= DIRECTION =
Reproduce each line of the material exactly, minus any picture.

= DATA SECTION =
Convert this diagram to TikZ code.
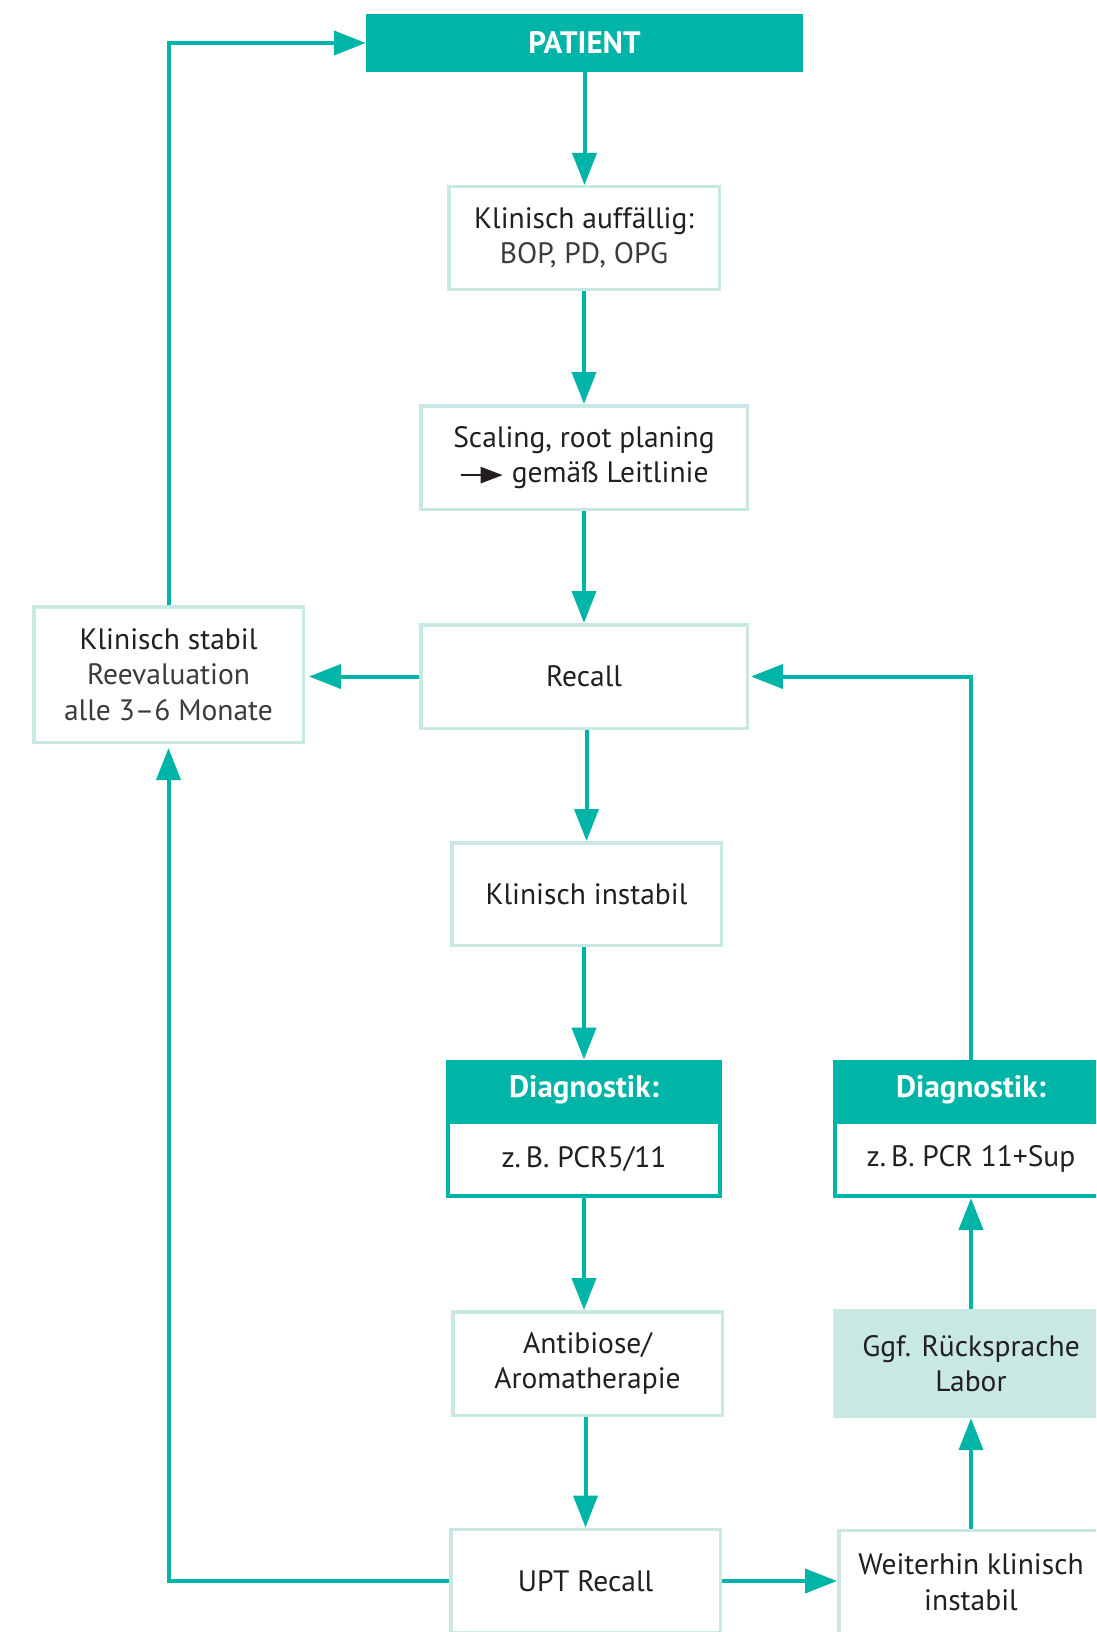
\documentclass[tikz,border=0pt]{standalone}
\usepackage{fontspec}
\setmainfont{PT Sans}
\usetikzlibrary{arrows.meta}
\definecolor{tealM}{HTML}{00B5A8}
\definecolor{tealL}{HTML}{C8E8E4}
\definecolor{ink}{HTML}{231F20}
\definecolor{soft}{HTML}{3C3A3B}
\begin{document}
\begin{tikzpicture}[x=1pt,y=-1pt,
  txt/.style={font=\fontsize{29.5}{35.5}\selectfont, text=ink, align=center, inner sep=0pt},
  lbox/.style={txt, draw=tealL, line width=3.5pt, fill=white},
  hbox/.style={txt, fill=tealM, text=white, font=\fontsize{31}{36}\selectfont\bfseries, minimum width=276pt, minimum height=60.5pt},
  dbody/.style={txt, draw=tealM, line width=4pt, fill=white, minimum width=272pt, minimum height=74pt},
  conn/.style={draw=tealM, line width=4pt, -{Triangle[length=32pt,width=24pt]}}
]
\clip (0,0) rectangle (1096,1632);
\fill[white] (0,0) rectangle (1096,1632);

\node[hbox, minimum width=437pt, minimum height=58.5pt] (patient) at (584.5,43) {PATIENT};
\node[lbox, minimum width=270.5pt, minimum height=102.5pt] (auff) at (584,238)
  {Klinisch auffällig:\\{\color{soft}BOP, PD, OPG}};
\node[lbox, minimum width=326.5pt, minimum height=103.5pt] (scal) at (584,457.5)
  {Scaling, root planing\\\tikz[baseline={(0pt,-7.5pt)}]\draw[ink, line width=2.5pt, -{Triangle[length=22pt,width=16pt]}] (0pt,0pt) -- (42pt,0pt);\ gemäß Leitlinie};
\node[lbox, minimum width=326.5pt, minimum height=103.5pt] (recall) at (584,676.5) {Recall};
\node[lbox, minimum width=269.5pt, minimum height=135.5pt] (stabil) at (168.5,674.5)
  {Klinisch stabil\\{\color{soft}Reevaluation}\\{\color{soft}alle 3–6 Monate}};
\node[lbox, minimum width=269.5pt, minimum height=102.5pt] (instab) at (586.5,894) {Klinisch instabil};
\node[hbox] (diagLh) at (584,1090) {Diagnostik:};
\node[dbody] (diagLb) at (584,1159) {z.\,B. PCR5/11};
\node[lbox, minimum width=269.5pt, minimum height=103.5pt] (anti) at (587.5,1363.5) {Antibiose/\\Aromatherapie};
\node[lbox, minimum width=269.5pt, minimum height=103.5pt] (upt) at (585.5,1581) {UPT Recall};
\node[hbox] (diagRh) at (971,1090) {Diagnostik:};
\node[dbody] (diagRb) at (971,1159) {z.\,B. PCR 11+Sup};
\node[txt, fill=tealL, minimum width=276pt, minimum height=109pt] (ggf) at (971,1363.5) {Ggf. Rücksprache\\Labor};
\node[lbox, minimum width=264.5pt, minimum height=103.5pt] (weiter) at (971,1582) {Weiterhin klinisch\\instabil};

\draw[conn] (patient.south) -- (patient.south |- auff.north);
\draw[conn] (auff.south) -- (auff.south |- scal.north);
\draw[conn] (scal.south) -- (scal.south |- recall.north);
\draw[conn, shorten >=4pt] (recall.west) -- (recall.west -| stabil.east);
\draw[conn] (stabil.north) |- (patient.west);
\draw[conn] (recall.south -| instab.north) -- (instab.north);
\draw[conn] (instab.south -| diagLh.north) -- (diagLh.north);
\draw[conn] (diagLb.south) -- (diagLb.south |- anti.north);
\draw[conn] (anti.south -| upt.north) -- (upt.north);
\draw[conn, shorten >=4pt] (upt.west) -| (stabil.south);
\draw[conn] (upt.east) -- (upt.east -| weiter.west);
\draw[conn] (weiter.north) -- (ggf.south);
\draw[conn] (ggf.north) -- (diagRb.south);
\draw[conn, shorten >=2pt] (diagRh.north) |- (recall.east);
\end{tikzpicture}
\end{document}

= REPLY =
Convert this diagram to TikZ code.
\documentclass[tikz,border=0pt]{standalone}
\usepackage{fontspec}
\setmainfont{PT Sans}
\usetikzlibrary{arrows.meta}
\definecolor{tealM}{HTML}{00B5A8}
\definecolor{tealL}{HTML}{C8E8E4}
\definecolor{ink}{HTML}{231F20}
\definecolor{soft}{HTML}{3C3A3B}
\begin{document}
\begin{tikzpicture}[x=1pt,y=-1pt,
  txt/.style={font=\fontsize{29.5}{35.5}\selectfont, text=ink, align=center, inner sep=0pt},
  lbox/.style={txt, draw=tealL, line width=3.5pt, fill=white},
  hbox/.style={txt, fill=tealM, text=white, font=\fontsize{31}{36}\selectfont\bfseries, minimum width=276pt, minimum height=60.5pt},
  dbody/.style={txt, draw=tealM, line width=4pt, fill=white, minimum width=272pt, minimum height=74pt},
  conn/.style={draw=tealM, line width=4pt, -{Triangle[length=32pt,width=24pt]}}
]
\clip (0,0) rectangle (1096,1632);
\fill[white] (0,0) rectangle (1096,1632);

\node[hbox, minimum width=437pt, minimum height=58.5pt] (patient) at (584.5,43) {PATIENT};
\node[lbox, minimum width=270.5pt, minimum height=102.5pt] (auff) at (584,238)
  {Klinisch auffällig:\\{\color{soft}BOP, PD, OPG}};
\node[lbox, minimum width=326.5pt, minimum height=103.5pt] (scal) at (584,457.5)
  {Scaling, root planing\\\tikz[baseline={(0pt,-7.5pt)}]\draw[ink, line width=2.5pt, -{Triangle[length=22pt,width=16pt]}] (0pt,0pt) -- (42pt,0pt);\ gemäß Leitlinie};
\node[lbox, minimum width=326.5pt, minimum height=103.5pt] (recall) at (584,676.5) {Recall};
\node[lbox, minimum width=269.5pt, minimum height=135.5pt] (stabil) at (168.5,674.5)
  {Klinisch stabil\\{\color{soft}Reevaluation}\\{\color{soft}alle 3–6 Monate}};
\node[lbox, minimum width=269.5pt, minimum height=102.5pt] (instab) at (586.5,894) {Klinisch instabil};
\node[hbox] (diagLh) at (584,1090) {Diagnostik:};
\node[dbody] (diagLb) at (584,1159) {z.\,B. PCR5/11};
\node[lbox, minimum width=269.5pt, minimum height=103.5pt] (anti) at (587.5,1363.5) {Antibiose/\\Aromatherapie};
\node[lbox, minimum width=269.5pt, minimum height=103.5pt] (upt) at (585.5,1581) {UPT Recall};
\node[hbox] (diagRh) at (971,1090) {Diagnostik:};
\node[dbody] (diagRb) at (971,1159) {z.\,B. PCR 11+Sup};
\node[txt, fill=tealL, minimum width=276pt, minimum height=109pt] (ggf) at (971,1363.5) {Ggf. Rücksprache\\Labor};
\node[lbox, minimum width=264.5pt, minimum height=103.5pt] (weiter) at (971,1582) {Weiterhin klinisch\\instabil};

\draw[conn] (patient.south) -- (patient.south |- auff.north);
\draw[conn] (auff.south) -- (auff.south |- scal.north);
\draw[conn] (scal.south) -- (scal.south |- recall.north);
\draw[conn, shorten >=4pt] (recall.west) -- (recall.west -| stabil.east);
\draw[conn] (stabil.north) |- (patient.west);
\draw[conn] (recall.south -| instab.north) -- (instab.north);
\draw[conn] (instab.south -| diagLh.north) -- (diagLh.north);
\draw[conn] (diagLb.south) -- (diagLb.south |- anti.north);
\draw[conn] (anti.south -| upt.north) -- (upt.north);
\draw[conn, shorten >=4pt] (upt.west) -| (stabil.south);
\draw[conn] (upt.east) -- (upt.east -| weiter.west);
\draw[conn] (weiter.north) -- (ggf.south);
\draw[conn] (ggf.north) -- (diagRb.south);
\draw[conn, shorten >=2pt] (diagRh.north) |- (recall.east);
\end{tikzpicture}
\end{document}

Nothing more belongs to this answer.